Notice to distributors

 

Solely for the purposes of the product governance requirements contained within: (a) the UK's implementation of EU Directive 2014/65/EU on markets in financial instruments, as amended ("UK MiFID II"); and (b) the UK's implementation of Articles 9 and 10 of Commission Delegated Directive (EU) 2017/593 supplementing UK MiFID II, and in particular Chapter 3 of the Product Intervention and Product Governance Sourcebook of the FCA (together, the "MiFID II Product Governance Requirements"), and disclaiming all and any liability, whether arising in tort, contract or otherwise, which any "manufacturer" (for the purposes of the MiFID II Product Governance Requirements) may otherwise have with respect thereto, the Retail Shares have been subject to a product approval process, which has determined that the Retail Shares are: (a) compatible with an end target market of (i) retail investors; (ii) and investors who meet the criteria of professional clients and eligible counterparties and (b) eligible for distribution through all distribution channels as are permitted by UK MiFID II (the "Target Market Assessment"). Notwithstanding the Target Market Assessment, distributors (such term to have the same meaning as in the MiFID II Product Governance Requirements) should note that: (a) the price of the Retail Shares may decline and investors could lose all or part of their investment; (b) the Retail Shares offer no guaranteed income and no capital protection; and (c) an investment in the Retail  Shares is compatible only with investors who do not need a guaranteed income or capital protection, who (either alone or in conjunction with an appropriate financial or other adviser) are capable of evaluating the merits and risks of such an investment and who have sufficient resources to be able to bear any losses that may result therefrom.

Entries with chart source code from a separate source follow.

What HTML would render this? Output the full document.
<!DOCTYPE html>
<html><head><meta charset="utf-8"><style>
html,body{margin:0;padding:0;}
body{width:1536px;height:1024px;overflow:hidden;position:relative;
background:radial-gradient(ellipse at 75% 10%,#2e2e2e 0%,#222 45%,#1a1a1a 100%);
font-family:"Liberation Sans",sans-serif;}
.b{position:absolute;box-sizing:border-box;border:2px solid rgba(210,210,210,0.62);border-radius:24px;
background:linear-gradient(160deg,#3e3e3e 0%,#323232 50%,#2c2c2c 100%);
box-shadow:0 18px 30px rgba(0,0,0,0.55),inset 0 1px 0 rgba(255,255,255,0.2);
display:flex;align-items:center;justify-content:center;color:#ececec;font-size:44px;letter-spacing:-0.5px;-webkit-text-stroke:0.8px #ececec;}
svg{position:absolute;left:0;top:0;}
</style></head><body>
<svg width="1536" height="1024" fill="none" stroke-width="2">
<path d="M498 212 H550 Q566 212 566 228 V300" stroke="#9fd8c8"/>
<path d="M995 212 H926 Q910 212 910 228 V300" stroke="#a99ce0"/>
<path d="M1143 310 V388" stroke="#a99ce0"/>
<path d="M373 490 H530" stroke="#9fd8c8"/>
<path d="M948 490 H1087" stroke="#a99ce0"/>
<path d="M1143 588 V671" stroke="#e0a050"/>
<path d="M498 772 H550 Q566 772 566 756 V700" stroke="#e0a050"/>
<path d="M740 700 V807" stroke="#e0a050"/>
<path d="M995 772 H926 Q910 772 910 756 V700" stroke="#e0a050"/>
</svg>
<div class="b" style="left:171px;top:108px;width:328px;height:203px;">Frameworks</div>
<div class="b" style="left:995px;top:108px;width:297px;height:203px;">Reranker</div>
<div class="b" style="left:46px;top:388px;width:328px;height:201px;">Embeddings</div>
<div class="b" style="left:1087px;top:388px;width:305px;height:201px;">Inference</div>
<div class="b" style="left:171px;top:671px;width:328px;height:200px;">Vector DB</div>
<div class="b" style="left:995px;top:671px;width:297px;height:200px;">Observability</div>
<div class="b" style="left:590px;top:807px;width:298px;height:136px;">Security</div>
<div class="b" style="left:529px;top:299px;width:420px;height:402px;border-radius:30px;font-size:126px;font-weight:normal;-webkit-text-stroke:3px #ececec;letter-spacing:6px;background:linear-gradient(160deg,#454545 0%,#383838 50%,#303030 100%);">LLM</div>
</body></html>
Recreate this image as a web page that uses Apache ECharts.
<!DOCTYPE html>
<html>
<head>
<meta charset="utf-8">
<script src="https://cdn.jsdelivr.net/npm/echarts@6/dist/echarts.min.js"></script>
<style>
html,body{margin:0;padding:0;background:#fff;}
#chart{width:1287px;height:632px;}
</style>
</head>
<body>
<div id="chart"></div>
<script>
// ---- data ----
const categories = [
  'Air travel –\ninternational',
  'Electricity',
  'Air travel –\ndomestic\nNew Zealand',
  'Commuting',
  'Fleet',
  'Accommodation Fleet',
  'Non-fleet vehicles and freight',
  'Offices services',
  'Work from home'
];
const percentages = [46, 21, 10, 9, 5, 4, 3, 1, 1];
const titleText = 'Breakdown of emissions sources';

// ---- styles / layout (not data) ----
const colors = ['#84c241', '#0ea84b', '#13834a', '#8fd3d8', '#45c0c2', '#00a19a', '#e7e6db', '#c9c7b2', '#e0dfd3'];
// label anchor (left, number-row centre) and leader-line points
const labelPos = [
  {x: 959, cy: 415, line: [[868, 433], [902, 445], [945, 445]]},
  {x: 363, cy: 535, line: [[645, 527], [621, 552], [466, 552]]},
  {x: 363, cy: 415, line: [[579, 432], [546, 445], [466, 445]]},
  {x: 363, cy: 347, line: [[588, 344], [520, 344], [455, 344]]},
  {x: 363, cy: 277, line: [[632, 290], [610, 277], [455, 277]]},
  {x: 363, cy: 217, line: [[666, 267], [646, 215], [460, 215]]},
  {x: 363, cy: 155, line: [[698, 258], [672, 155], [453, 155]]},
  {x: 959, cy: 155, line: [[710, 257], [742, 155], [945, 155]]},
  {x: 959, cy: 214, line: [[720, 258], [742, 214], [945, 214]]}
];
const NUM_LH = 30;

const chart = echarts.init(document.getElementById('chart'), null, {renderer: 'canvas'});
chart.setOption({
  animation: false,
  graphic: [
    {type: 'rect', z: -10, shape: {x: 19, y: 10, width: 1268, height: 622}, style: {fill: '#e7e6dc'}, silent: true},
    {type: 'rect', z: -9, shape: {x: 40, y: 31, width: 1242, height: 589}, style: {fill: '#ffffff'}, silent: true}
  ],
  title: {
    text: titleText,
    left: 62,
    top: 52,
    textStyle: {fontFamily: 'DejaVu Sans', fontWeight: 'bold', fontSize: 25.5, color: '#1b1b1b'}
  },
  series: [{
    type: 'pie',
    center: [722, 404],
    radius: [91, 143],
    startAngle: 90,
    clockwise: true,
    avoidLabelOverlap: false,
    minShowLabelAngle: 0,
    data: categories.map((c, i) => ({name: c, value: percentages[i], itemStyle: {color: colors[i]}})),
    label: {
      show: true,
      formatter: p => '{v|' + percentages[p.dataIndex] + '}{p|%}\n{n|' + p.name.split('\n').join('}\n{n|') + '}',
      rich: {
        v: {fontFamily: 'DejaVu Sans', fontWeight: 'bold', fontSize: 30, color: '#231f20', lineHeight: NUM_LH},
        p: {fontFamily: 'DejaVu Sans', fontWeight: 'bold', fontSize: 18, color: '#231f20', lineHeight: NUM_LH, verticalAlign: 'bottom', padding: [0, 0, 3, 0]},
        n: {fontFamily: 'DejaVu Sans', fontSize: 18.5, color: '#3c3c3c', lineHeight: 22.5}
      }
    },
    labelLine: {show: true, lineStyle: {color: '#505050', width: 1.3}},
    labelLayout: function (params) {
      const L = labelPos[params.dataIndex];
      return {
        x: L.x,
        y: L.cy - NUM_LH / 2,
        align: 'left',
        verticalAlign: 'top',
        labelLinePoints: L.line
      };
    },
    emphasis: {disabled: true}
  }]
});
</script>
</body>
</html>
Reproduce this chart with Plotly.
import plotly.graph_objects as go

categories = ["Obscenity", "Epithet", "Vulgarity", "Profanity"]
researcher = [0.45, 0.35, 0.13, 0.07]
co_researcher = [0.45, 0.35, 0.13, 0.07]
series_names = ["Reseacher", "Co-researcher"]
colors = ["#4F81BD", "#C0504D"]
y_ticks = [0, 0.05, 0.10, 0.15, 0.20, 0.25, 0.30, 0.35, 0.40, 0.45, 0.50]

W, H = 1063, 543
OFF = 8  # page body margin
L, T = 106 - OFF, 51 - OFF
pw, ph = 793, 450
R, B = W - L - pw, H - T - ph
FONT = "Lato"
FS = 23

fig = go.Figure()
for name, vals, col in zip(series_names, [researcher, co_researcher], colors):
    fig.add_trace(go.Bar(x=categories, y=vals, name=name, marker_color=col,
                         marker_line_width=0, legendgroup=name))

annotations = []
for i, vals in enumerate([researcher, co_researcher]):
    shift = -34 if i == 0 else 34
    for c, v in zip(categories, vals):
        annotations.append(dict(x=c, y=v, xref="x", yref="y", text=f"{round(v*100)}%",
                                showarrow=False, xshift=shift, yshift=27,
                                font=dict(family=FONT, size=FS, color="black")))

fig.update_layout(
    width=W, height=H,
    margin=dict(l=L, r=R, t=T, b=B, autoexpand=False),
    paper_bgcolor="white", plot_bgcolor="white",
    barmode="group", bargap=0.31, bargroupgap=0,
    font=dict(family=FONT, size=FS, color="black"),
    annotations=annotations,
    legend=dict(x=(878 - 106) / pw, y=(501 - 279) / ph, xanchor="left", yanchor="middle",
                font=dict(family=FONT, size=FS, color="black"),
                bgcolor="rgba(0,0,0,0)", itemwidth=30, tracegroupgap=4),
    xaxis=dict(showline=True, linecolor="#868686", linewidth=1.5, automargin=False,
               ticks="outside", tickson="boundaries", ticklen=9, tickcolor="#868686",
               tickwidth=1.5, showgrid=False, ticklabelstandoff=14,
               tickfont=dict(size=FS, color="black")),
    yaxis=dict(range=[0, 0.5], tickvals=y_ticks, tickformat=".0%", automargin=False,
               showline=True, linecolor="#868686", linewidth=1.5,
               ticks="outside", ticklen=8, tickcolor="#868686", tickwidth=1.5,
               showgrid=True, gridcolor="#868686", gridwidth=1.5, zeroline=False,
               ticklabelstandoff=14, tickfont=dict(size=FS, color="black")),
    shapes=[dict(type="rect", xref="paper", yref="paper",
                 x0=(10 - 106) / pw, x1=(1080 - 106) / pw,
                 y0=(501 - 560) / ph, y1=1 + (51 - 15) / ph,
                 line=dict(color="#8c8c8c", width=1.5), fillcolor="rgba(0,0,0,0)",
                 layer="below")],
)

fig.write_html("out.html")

The Target Market Assessment is without prejudice to the requirements of any contractual, legal or regulatory selling restrictions in relation to the PrimaryBid Offer. 

 

For the avoidance of doubt, the Target Market Assessment does not constitute: (a) an assessment of suitability or appropriateness for the purposes of UK MiFID II; or (b) a recommendation to any investor or Company of investors to invest in, or purchase, or take any other action whatsoever with respect to, the Retail Shares. 

 

Each distributor is responsible for undertaking its own target market assessment in respect of the Retail Shares and determining appropriate distribution channels.